Independent from solution, selection of the optimal tool path is predominantly based on user experience. Selecting a proprietary solution can increase experience transfer and application development support from vendor.
3rd party solution
- Multiple CAD/CAM solutions have specialized on Additive Manufacturing
- Traditional CAD/CAM suppliers (e.g. Siemens) focus on an integrated software chain from CAD file to finished parts incl. digital twin
- AM focused solution supplier (e.g. Adaxis, aibuild) address DED specific advanced path planning
- Missing experience and feedback from part manufacturing may hinders creation and suggestion of optimized paths
Proprietary
- Inclusion of process expertise from machine OEM regarding optimized tool path strategies
- Highest degree of development support. Customizable to specific application and customer need
- Possibly, limited software development resources at machine OEM
- Possibly, limited compatibility with customer chosen power sources and handling systems in individual integrator set-ups
2. Adapted Build Parameters
To achieve optimal part quality in DED, adapted process parameters must be applied locally—particularly in complex regions such as intersections or when transitioning between thin and thick wall sections. Several machine OEMs, including WAAM3D and MX3D, are actively developing parameter datasets for common part features. However, the availability of such advanced, pre-qualified datasets remains limited.

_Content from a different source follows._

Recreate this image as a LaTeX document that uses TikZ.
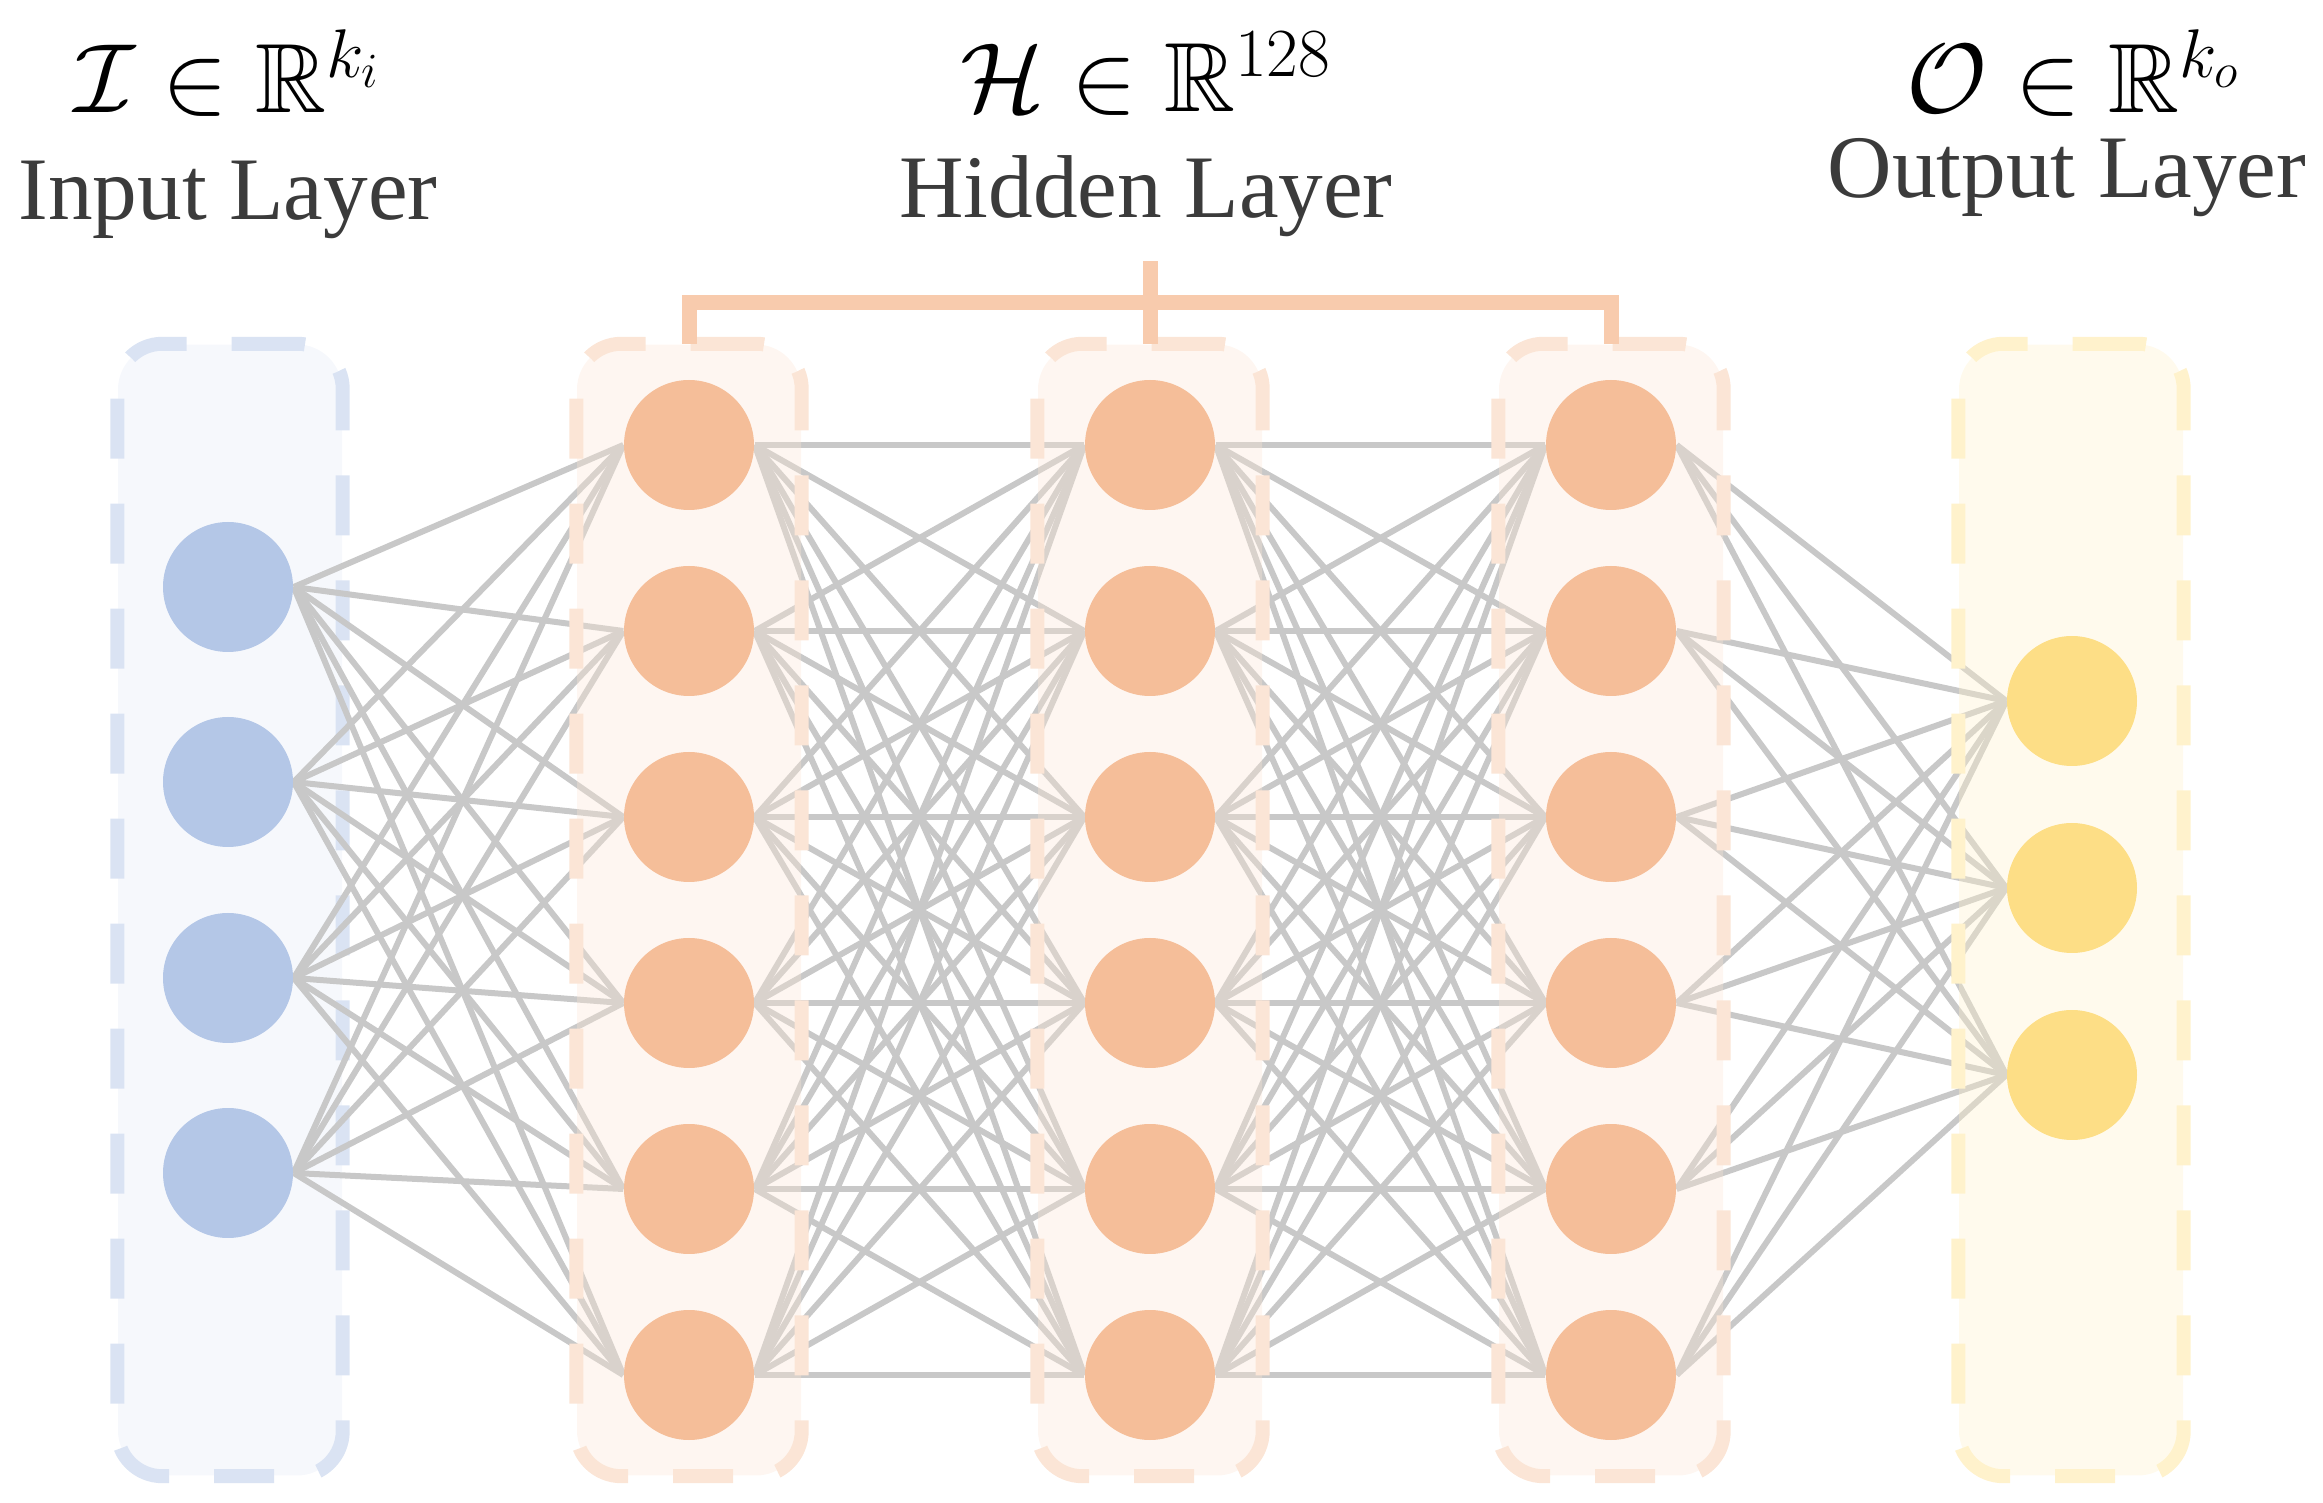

Users who adopt self-built systems or purchase from integrators without deep DED expertise often face a steep and time-consuming learning curve, particularly in developing their own parameter sets.
While adaptive parameter control is currently essential for producing high-quality parts with varying geometries, feasible in-process control systems that could automate this adjustment are still in early stages of development.
3. In-Process Control
DED systems increasingly integrate sensors such as thermal cameras, pyrometers, and melt-pool imaging to monitor build quality. However, most machines still rely on basic control logic, such as temperature-based weld starts, without real-time process adjustments.
Advanced in-process control—like closed-loop energy management or adaptive layer height correction—is under development but not yet widely available. It’s important to distinguish between passive monitoring and active control, as the two are often confused in vendor communication.
Most systems today monitor the process—but true, automated control is still in its early stages.